While hiring for diversity is not a fad, there’s also no question that some jobs are more suited for certain behaviours and personalities than others. Knowing your candidate’s DISC profiles can provide you useful insights on how a talent will behave in a work context. It can also help you predict job performance and company fit, which, in turn, will help you make smarter hiring decisions.
Assemble star teams
Personalities are essential to have more cohesive teams. At work, this is where DISC personality comes in. When you know your employees’ DISC profiles, you can use those to know how they’ll work with a colleague.
You might think that people with the same personalities will work better together. But in reality, they might not. You have to remember that each personality type has its own set of strengths and weaknesses. For example, assembling a team composed of all dominant people may be good, but since they’re also headstrong, they might not be able to accept their co-workers’ ideas and insist on their own.
The rule is to find the DISC balance. You can use personality tests to assist with assembling the star team that you want.

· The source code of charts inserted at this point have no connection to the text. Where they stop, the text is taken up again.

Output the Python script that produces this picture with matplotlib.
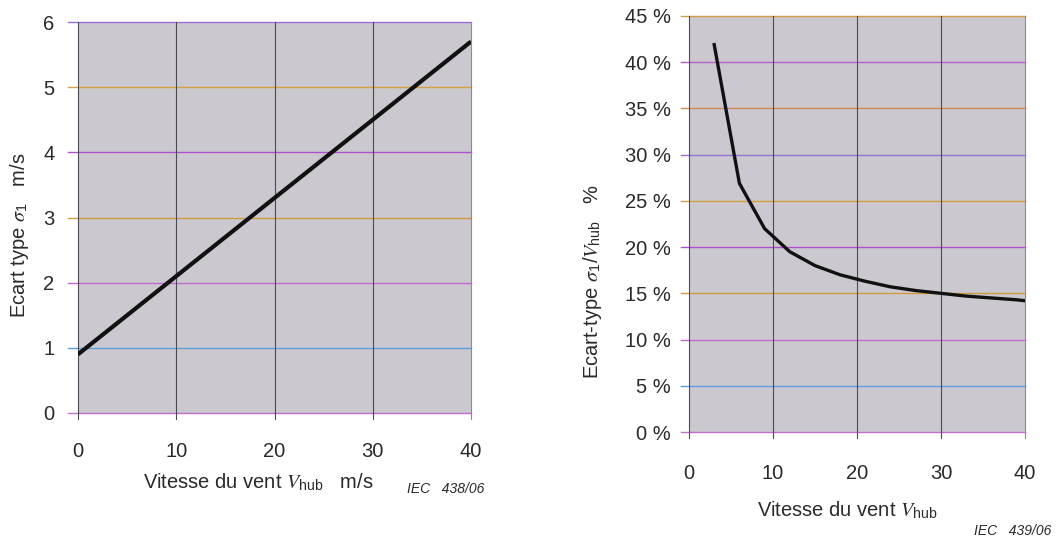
import numpy as np
import matplotlib
matplotlib.use("Agg")
import matplotlib.pyplot as plt

plt.rcParams['font.family'] = ['Liberation Sans', 'DejaVu Sans']
plt.rcParams['mathtext.fontset'] = 'custom'
plt.rcParams['mathtext.rm'] = 'Liberation Sans'
plt.rcParams['mathtext.it'] = 'STIXGeneral:italic'

# left panel: standard deviation sigma1 vs hub wind speed
v_left = [0, 40]
sigma_left = [0.9, 5.7]

# right panel: sigma1 / V_hub in percent
v_right = [3, 6, 9, 12, 15, 18, 21, 24, 27, 30, 33, 36, 39, 40]
ratio_right = [41.9, 26.9, 22.0, 19.5, 18.0, 17.0, 16.3, 15.7, 15.3, 15.0, 14.7, 14.5, 14.3, 14.2]

x_ticks = [0, 10, 20, 30, 40]
y_ticks_left = [0, 1, 2, 3, 4, 5, 6]
y_ticks_right = [0, 5, 10, 15, 20, 25, 30, 35, 40, 45]
y_labels_right = ['%d %%' % t for t in y_ticks_right]

bg = '#ccc8d0'
txt = '#2a2a2a'
hcols = ['#c070c8', '#5aa0d8', '#c06ad0', '#d09a40', '#b050d0', '#d0a040', '#9a70d8',
         '#d08a50', '#b060c8', '#c8a040']

W, H = 1059, 539
fig = plt.figure(figsize=(W / 100, H / 100), dpi=100)


def px(x0, y0, x1, y1):
    return [x0 / W, 1 - y1 / H, (x1 - x0) / W, (y1 - y0) / H]


def style(ax, yt, ylim):
    ax.set_facecolor(bg)
    ax.set_xlim(0, 40)
    ax.set_ylim(*ylim)
    ax.set_xticks(x_ticks)
    ax.set_yticks(yt)
    for i, t in enumerate(yt):
        ax.plot([-0.025, 1], [t, t], transform=ax.get_yaxis_transform(),
                color=hcols[i % len(hcols)], lw=1.0, clip_on=False, zorder=1)
    for t in x_ticks:
        ax.plot([t, t], [-0.015, 1], transform=ax.get_xaxis_transform(),
                color='#4a4a55' if t < 40 else '#8a8a95', lw=0.8, clip_on=False, zorder=1)
    for s in ax.spines.values():
        s.set_visible(False)
    ax.tick_params(length=0, labelsize=14.5, colors=txt)


ax1 = fig.add_axes(px(78, 22, 471, 413))
style(ax1, y_ticks_left, (0, 6))
ax1.plot(v_left, sigma_left, color='#111111', lw=3.0, zorder=3, solid_capstyle='butt')
ax1.tick_params(axis='x', pad=21)
ax1.tick_params(axis='y', pad=17)

ax2 = fig.add_axes(px(689, 16, 1025, 432))
style(ax2, y_ticks_right, (0, 45))
ax2.set_yticklabels(y_labels_right)
ax2.plot(v_right, ratio_right, color='#111111', lw=2.4, zorder=3)
ax2.tick_params(axis='x', pad=23)
ax2.tick_params(axis='y', pad=13)

fig.text(258 / W, 1 - 482 / H, r'Vitesse du vent $V_{\rm hub}$   m/s', ha='center', va='center',
         fontsize=14.5, color=txt)
fig.text(407 / W, 1 - 489 / H, 'IEC   438/06', ha='left', va='center', fontsize=10,
         style='italic', color=txt)
fig.text(20 / W, 1 - 235 / H, r'Ecart type $\sigma_1$   m/s', rotation=90, ha='center', va='center',
         fontsize=14.5, color=txt)

fig.text(847 / W, 1 - 510 / H, r'Vitesse du vent $V_{\rm hub}$', ha='center', va='center',
         fontsize=14.5, color=txt)
fig.text(1051 / W, 1 - 531 / H, 'IEC   439/06', ha='right', va='center', fontsize=10,
         style='italic', color=txt)
fig.text(593 / W, 1 - 282 / H, r'Ecart-type $\sigma_1/V_{\rm hub}$   %', rotation=90, ha='center',
         va='center', fontsize=14.5, color=txt)

fig.savefig('out.png', dpi=100, facecolor='white')
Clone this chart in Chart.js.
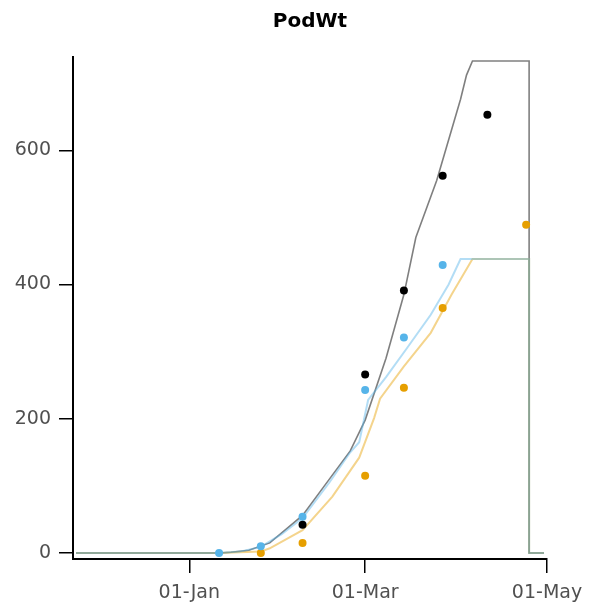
<!DOCTYPE html>
<html>
<head>
<meta charset="utf-8">
<title>PodWt</title>
<script src="https://cdn.jsdelivr.net/npm/chart.js@4/dist/chart.umd.min.js"></script>
<style>
  html, body { margin: 0; padding: 0; background: #ffffff; }
  #wrap { width: 589px; height: 612px; }
</style>
</head>
<body>
<div id="wrap"><canvas id="chart" width="589" height="612"></canvas></div>
<script>
// Simulated pod weight (lines)
const simBlackDates  = ['2021-11-24','2022-01-11','2022-01-15','2022-01-21','2022-01-28','2022-02-08','2022-02-17','2022-02-24','2022-03-01','2022-03-08','2022-03-14','2022-03-18','2022-03-25','2022-04-02','2022-04-04','2022-04-06','2022-04-25','2022-04-25','2022-04-30'];
const simBlackValues = [0, 0, 1, 4, 15, 56, 110, 152, 198, 290, 385, 470, 555, 676, 712, 733, 733, 0, 0];

const simBlueDates  = ['2021-11-24','2022-01-11','2022-01-18','2022-01-25','2022-02-01','2022-02-08','2022-02-17','2022-02-24','2022-02-27','2022-03-02','2022-03-08','2022-03-15','2022-03-23','2022-03-29','2022-04-02','2022-04-25','2022-04-25','2022-04-30'];
const simBlueValues = [0, 0, 2, 9, 28, 52, 105, 150, 165, 228, 262, 305, 355, 400, 438, 438, 0, 0];

const simOrangeDates  = ['2021-11-24','2022-01-11','2022-01-25','2022-01-28','2022-02-08','2022-02-18','2022-02-27','2022-03-04','2022-03-06','2022-03-14','2022-03-23','2022-03-30','2022-04-06','2022-04-25','2022-04-25','2022-04-30'];
const simOrangeValues = [0, 0, 2, 7, 34, 84, 142, 201, 230, 278, 328, 385, 438, 438, 0, 0];

// Observed pod weight (points)
const obsBlackDates  = ['2022-02-08','2022-03-01','2022-03-14','2022-03-27','2022-04-11'];
const obsBlackValues = [42, 266, 391, 562, 653];

const obsBlueDates  = ['2022-01-11','2022-01-25','2022-02-08','2022-03-01','2022-03-14','2022-03-27'];
const obsBlueValues = [0, 10, 54, 243, 321, 429];

const obsOrangeDates  = ['2022-01-25','2022-02-08','2022-03-01','2022-03-14','2022-03-27','2022-04-24'];
const obsOrangeValues = [0, 15, 115, 246, 365, 489];

// Axis ticks
const xTickDates  = ['2022-01-01','2022-03-01','2022-05-01'];
const xTickLabels = ['01-Jan','01-Mar','01-May'];
const yTickValues = [0, 200, 400, 600];

// x axis is measured in days from 1 Jan 2022
const ORIGIN = Date.UTC(2022, 0, 1);
function dayOf(s) {
  const p = s.split('-').map(Number);
  return Math.round((Date.UTC(p[0], p[1] - 1, p[2]) - ORIGIN) / 86400000);
}
function pairs(dates, values) {
  return dates.map((d, i) => ({ x: dayOf(d), y: values[i] }));
}
const xTickDays = xTickDates.map(dayOf);

const FONT = "'DejaVu Sans', sans-serif";

function lineSet(dates, values, color, width) {
  return {
    type: 'line', data: pairs(dates, values), borderColor: color, borderWidth: width,
    pointRadius: 0, tension: 0, fill: false, order: 2
  };
}
function pointSet(dates, values, color) {
  return {
    type: 'scatter', data: pairs(dates, values), backgroundColor: color, borderColor: color,
    borderWidth: 0, pointRadius: 4, showLine: false, order: 0
  };
}

new Chart(document.getElementById('chart'), {
  type: 'line',
  data: {
    datasets: [
      pointSet(obsBlackDates, obsBlackValues, '#000000'),
      pointSet(obsBlueDates, obsBlueValues, '#56B4E9'),
      pointSet(obsOrangeDates, obsOrangeValues, '#E69F00'),
      lineSet(simBlueDates, simBlueValues, 'rgba(86,180,233,0.45)', 2),
      lineSet(simOrangeDates, simOrangeValues, 'rgba(230,159,0,0.45)', 2),
      lineSet(simBlackDates, simBlackValues, 'rgba(0,0,0,0.5)', 1.6)
    ]
  },
  options: {
    responsive: false,
    animation: false,
    layout: { autoPadding: false, padding: { left: 0, right: 42, top: 0, bottom: 0 } },
    plugins: {
      legend: { display: false },
      tooltip: { enabled: false },
      title: {
        display: true, text: 'PodWt', fullSize: false, color: '#000000',
        font: { family: FONT, size: 20, weight: 'bold', lineHeight: 1.2 },
        padding: { top: 10, bottom: 23 }
      }
    },
    scales: {
      x: {
        type: 'linear', min: -39, max: 120,
        afterBuildTicks: (s) => { s.ticks = xTickDays.map(v => ({ value: v })); },
        afterFit: (s) => { s.height = 53; s.paddingLeft = 0; s.paddingRight = 0; },
        ticks: {
          color: '#505050', padding: 9, maxRotation: 0, autoSkip: false,
          font: { family: FONT, size: 19 },
          callback: (v) => { const i = xTickDays.indexOf(v); return i >= 0 ? xTickLabels[i] : ''; }
        },
        grid: { display: true, drawOnChartArea: false, drawTicks: true, tickLength: 14, color: '#000000', lineWidth: 1.5 },
        border: { display: true, color: '#000000', width: 2 }
      },
      y: {
        type: 'linear', min: -9, max: 739,
        afterBuildTicks: (s) => { s.ticks = yTickValues.map(v => ({ value: v })); },
        afterFit: (s) => { s.width = 73; s.paddingTop = 0; s.paddingBottom = 0; },
        ticks: {
          color: '#505050', padding: 8,
          font: { family: FONT, size: 19 },
          callback: (v) => String(v)
        },
        grid: { display: true, drawOnChartArea: false, drawTicks: true, tickLength: 14, color: '#000000', lineWidth: 1.5 },
        border: { display: true, color: '#000000', width: 2 }
      }
    }
  }
});
</script>
</body>
</html>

Employees of varying personalities communicate differently. And this difference may lead to miscommunication, therefore creating conflict. Knowing your employees’ DISC personality profiles can help you communicate with them better.
For example, dominant employees usually prefer direct communication. If you have something to say with them, it’s best to get straight to the point. You also have to take note that when communicating with D people, there will always be times where they’re assertive and may come off as aggressive. People with I personalities, on the other hand, might talk a lot and are enthusiastic communicators.
On the other end of the DISC quadrant is the introverted personalities Steady (S) and Compliance (C). These people are good listeners, but may not be much of a talker.
Use it as a tool for development and coaching
DISC assessments provide you reports about the personality of your employee, as well as their strengths and weaknesses and—depending on the DISC assessment you use—coaching and development suggestions to improve employee performance. It’s no wonder that it’s one of the most popular and used personality assessments in the world.
For instance, People Dynamics’ DISC Personality Profiler is designed to determine the primary personality type of a candidate. One of the DISC assessments that Profiles Asia Pacific offers, the Profiles Performance Indicator™, is used primarily for motivating and coaching employees and resolving post-hire conflict and employee performance issues. Another DISC assessment, Everything DiSC®, provides personalised developmental tools such as individualised profiles with tips and strategies for facilitated development.
Using these tools can help you better plan an employee’s development path, and how you can best coach them to improve their performance.
It’s good that you know why personalities matter in the workplace—with DISC as one of the ways you can determine them. But, it’s even better if you know how to utilise DISC personality profiles at work.